[begin Recorded data]

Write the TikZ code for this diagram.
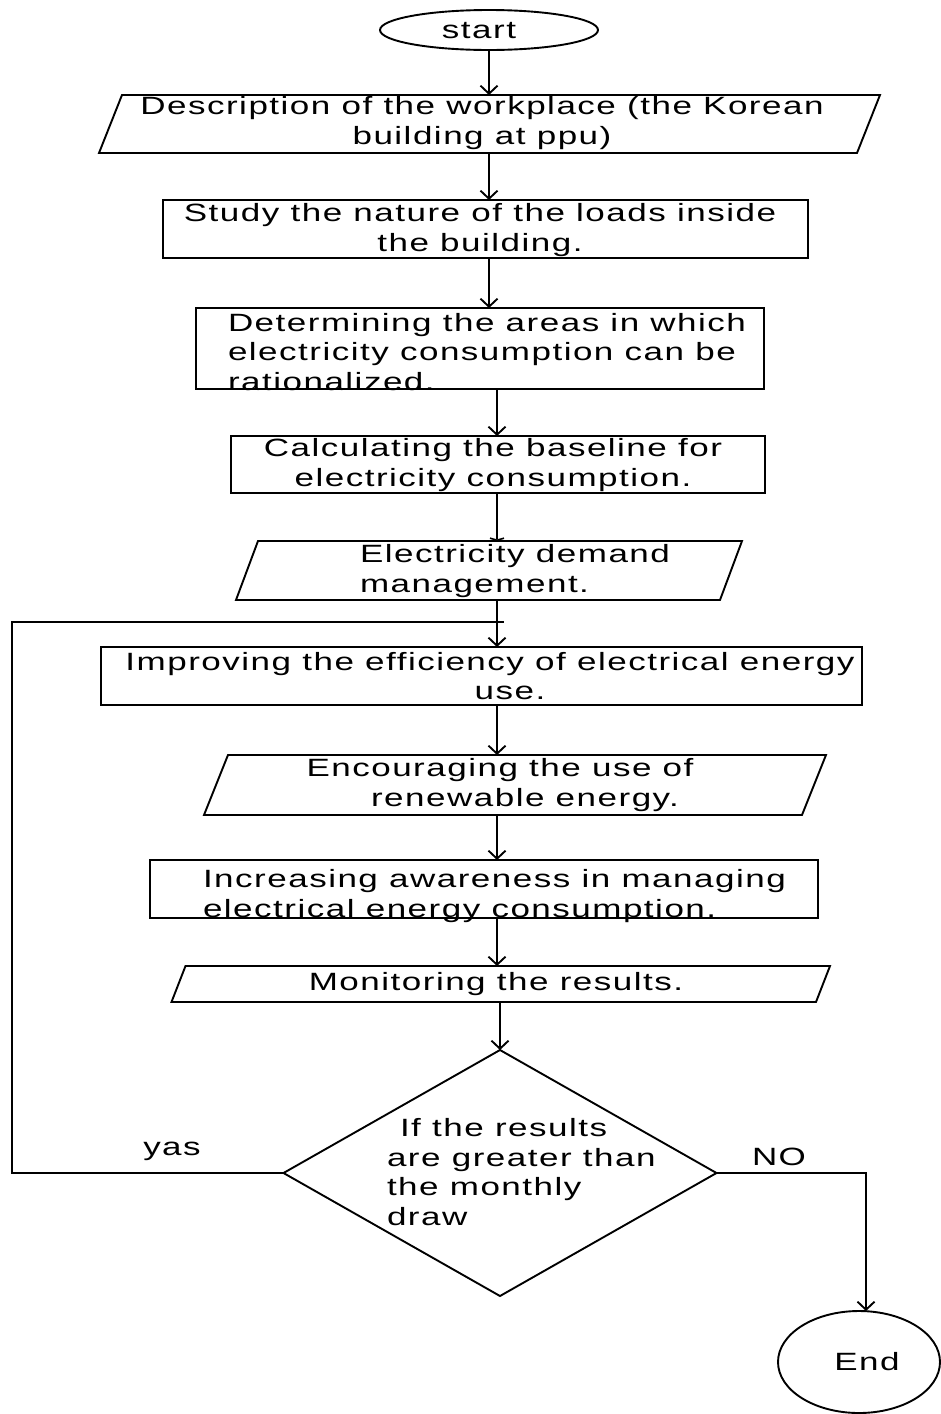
\documentclass[tikz,border=0pt]{standalone}
\usepackage{fontspec}
\newfontfamily\fnt[FakeStretch=1.4,LetterSpace=6]{Liberation Sans}
\usetikzlibrary{arrows.meta,shapes.geometric,calc}
\newcommand\plg[2]{\draw ([xshift=#2]#1.north west) -- ([xshift=#2]#1.north east) -- ([xshift=-#2]#1.south east) -- ([xshift=-#2]#1.south west) -- cycle;}
\begin{document}
\begin{tikzpicture}[x=1pt,y=-1pt,
  line width=1.9pt,
  every node/.style={font=\fnt\fontsize{25}{29.5}\selectfont, inner sep=0pt, outer sep=0pt},
  arr/.style={-{Straight Barb[length=8pt,width=17pt,line width=1.9pt]}},
  flatarr/.style={-{Straight Barb[length=2pt,width=14pt,line width=1.6pt]}},
  boxr/.style={draw, rectangle, minimum width=#1},
  frame/.style={rectangle, minimum width=#1},
  txt/.style={align=center}
]
\useasboundingbox (0,0) rectangle (941,1414);
\fill[white] (0,0) rectangle (941,1414);

% shapes
\node[draw, ellipse, minimum width=218, minimum height=40] (start) at (489,30) {};
\node (tstart) at (479,31) {start};

\node[frame=758, minimum height=58] (p1) at (489.5,124) {};
\plg{p1}{11.5}
\node[txt] (t1) at (482,123) {Description of the workplace (the Korean\\building at ppu)};

\node[boxr=645, minimum height=58] (r2) at (485.5,229) {};
\node[txt] (t2) at (480,230) {Study the nature of the loads inside\\the building.};

\node[boxr=568, minimum height=81] (r3) at (480,348.5) {};
\node[align=left, anchor=west] (t3) at (228,352) {Determining the areas in which\\electricity consumption can be\\rationalized.};

\node[boxr=534, minimum height=57] (r4) at (498,464.5) {};
\node[txt] (t4) at (493,465) {Calculating the baseline for\\electricity consumption.};

\node[frame=484, minimum height=59] (p2) at (489,570.5) {};
\plg{p2}{11}
\node[align=left, anchor=west] (t5) at (360,571) {Electricity demand\\management.};

\node[boxr=761, minimum height=58] (r5) at (481.5,676) {};
\node[txt] (t6) at (490,676) {Improving the efficiency of electrical energy\\\hspace*{40pt}use.};

\node[frame=598, minimum height=60] (p3) at (515,785) {};
\plg{p3}{12}
\node[txt] (t7) at (500,785) {Encouraging the use of\\\hspace*{50pt}renewable energy.};

\node[boxr=668, minimum height=58] (r6) at (484,889) {};
\node[align=left, anchor=west] (t8) at (203,896) {Increasing awareness in managing\\electrical energy consumption.};

\node[frame=644.5, minimum height=36] (p4) at (500.75,984) {};
\plg{p4}{7}
\node (t9) at (496,984) {Monitoring the results.};

\node[draw, diamond, minimum width=433, minimum height=246] (d) at (500,1173) {};
\node[align=left, anchor=west] (td) at (387,1172) {\hspace*{13pt}If the results\\are greater than\\the monthly\\draw};

\node[draw, ellipse, minimum width=162, minimum height=102] (e) at (859,1362) {};
\node (te) at (867,1362) {End};

\node (yas) at (172,1151) {yas};
\node (no) at (779,1157) {NO};

% connectors
\coordinate (xa) at (489,0);
\coordinate (xb) at (497,0);
\draw[arr] (start.south) -- (p1.north -| start.south);
\draw[arr] (p1.south -| xa) -- (r2.north -| xa);
\draw[arr] (r2.south -| xa) -- (r3.north -| xa);
\draw[arr] (r3.south -| xb) -- (r4.north -| xb);
\draw[flatarr] (r4.south -| xb) -- (p2.north -| xb);
\draw[arr] (p2.south -| xb) -- (r5.north -| xb);
\draw[arr] (r5.south -| xb) -- (p3.north -| xb);
\draw[arr] (p3.south -| xb) -- (r6.north -| xb);
\draw[arr] (r6.south -| xb) -- (p4.north -| xb);
\draw[arr] (p4.south -| d.north) -- (d.north);

\coordinate (lc) at (12,0);
\coordinate (lend) at (504,622);
\draw (d.west) -- (lc |- d.west) -- (lc |- lend) -- (lend);

\coordinate (nx) at (866,0);
\draw[arr] (d.east) -- (nx |- d.east) -- (nx |- e.north);
\end{tikzpicture}
\end{document}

[end Recorded data]

__Stated exercise__: Write out the whole listing exactly, and drop the pictures.

__Expected answer__:
Write the TikZ code for this diagram.
\documentclass[tikz,border=0pt]{standalone}
\usepackage{fontspec}
\newfontfamily\fnt[FakeStretch=1.4,LetterSpace=6]{Liberation Sans}
\usetikzlibrary{arrows.meta,shapes.geometric,calc}
\newcommand\plg[2]{\draw ([xshift=#2]#1.north west) -- ([xshift=#2]#1.north east) -- ([xshift=-#2]#1.south east) -- ([xshift=-#2]#1.south west) -- cycle;}
\begin{document}
\begin{tikzpicture}[x=1pt,y=-1pt,
  line width=1.9pt,
  every node/.style={font=\fnt\fontsize{25}{29.5}\selectfont, inner sep=0pt, outer sep=0pt},
  arr/.style={-{Straight Barb[length=8pt,width=17pt,line width=1.9pt]}},
  flatarr/.style={-{Straight Barb[length=2pt,width=14pt,line width=1.6pt]}},
  boxr/.style={draw, rectangle, minimum width=#1},
  frame/.style={rectangle, minimum width=#1},
  txt/.style={align=center}
]
\useasboundingbox (0,0) rectangle (941,1414);
\fill[white] (0,0) rectangle (941,1414);

% shapes
\node[draw, ellipse, minimum width=218, minimum height=40] (start) at (489,30) {};
\node (tstart) at (479,31) {start};

\node[frame=758, minimum height=58] (p1) at (489.5,124) {};
\plg{p1}{11.5}
\node[txt] (t1) at (482,123) {Description of the workplace (the Korean\\building at ppu)};

\node[boxr=645, minimum height=58] (r2) at (485.5,229) {};
\node[txt] (t2) at (480,230) {Study the nature of the loads inside\\the building.};

\node[boxr=568, minimum height=81] (r3) at (480,348.5) {};
\node[align=left, anchor=west] (t3) at (228,352) {Determining the areas in which\\electricity consumption can be\\rationalized.};

\node[boxr=534, minimum height=57] (r4) at (498,464.5) {};
\node[txt] (t4) at (493,465) {Calculating the baseline for\\electricity consumption.};

\node[frame=484, minimum height=59] (p2) at (489,570.5) {};
\plg{p2}{11}
\node[align=left, anchor=west] (t5) at (360,571) {Electricity demand\\management.};

\node[boxr=761, minimum height=58] (r5) at (481.5,676) {};
\node[txt] (t6) at (490,676) {Improving the efficiency of electrical energy\\\hspace*{40pt}use.};

\node[frame=598, minimum height=60] (p3) at (515,785) {};
\plg{p3}{12}
\node[txt] (t7) at (500,785) {Encouraging the use of\\\hspace*{50pt}renewable energy.};

\node[boxr=668, minimum height=58] (r6) at (484,889) {};
\node[align=left, anchor=west] (t8) at (203,896) {Increasing awareness in managing\\electrical energy consumption.};

\node[frame=644.5, minimum height=36] (p4) at (500.75,984) {};
\plg{p4}{7}
\node (t9) at (496,984) {Monitoring the results.};

\node[draw, diamond, minimum width=433, minimum height=246] (d) at (500,1173) {};
\node[align=left, anchor=west] (td) at (387,1172) {\hspace*{13pt}If the results\\are greater than\\the monthly\\draw};

\node[draw, ellipse, minimum width=162, minimum height=102] (e) at (859,1362) {};
\node (te) at (867,1362) {End};

\node (yas) at (172,1151) {yas};
\node (no) at (779,1157) {NO};

% connectors
\coordinate (xa) at (489,0);
\coordinate (xb) at (497,0);
\draw[arr] (start.south) -- (p1.north -| start.south);
\draw[arr] (p1.south -| xa) -- (r2.north -| xa);
\draw[arr] (r2.south -| xa) -- (r3.north -| xa);
\draw[arr] (r3.south -| xb) -- (r4.north -| xb);
\draw[flatarr] (r4.south -| xb) -- (p2.north -| xb);
\draw[arr] (p2.south -| xb) -- (r5.north -| xb);
\draw[arr] (r5.south -| xb) -- (p3.north -| xb);
\draw[arr] (p3.south -| xb) -- (r6.north -| xb);
\draw[arr] (r6.south -| xb) -- (p4.north -| xb);
\draw[arr] (p4.south -| d.north) -- (d.north);

\coordinate (lc) at (12,0);
\coordinate (lend) at (504,622);
\draw (d.west) -- (lc |- d.west) -- (lc |- lend) -- (lend);

\coordinate (nx) at (866,0);
\draw[arr] (d.east) -- (nx |- d.east) -- (nx |- e.north);
\end{tikzpicture}
\end{document}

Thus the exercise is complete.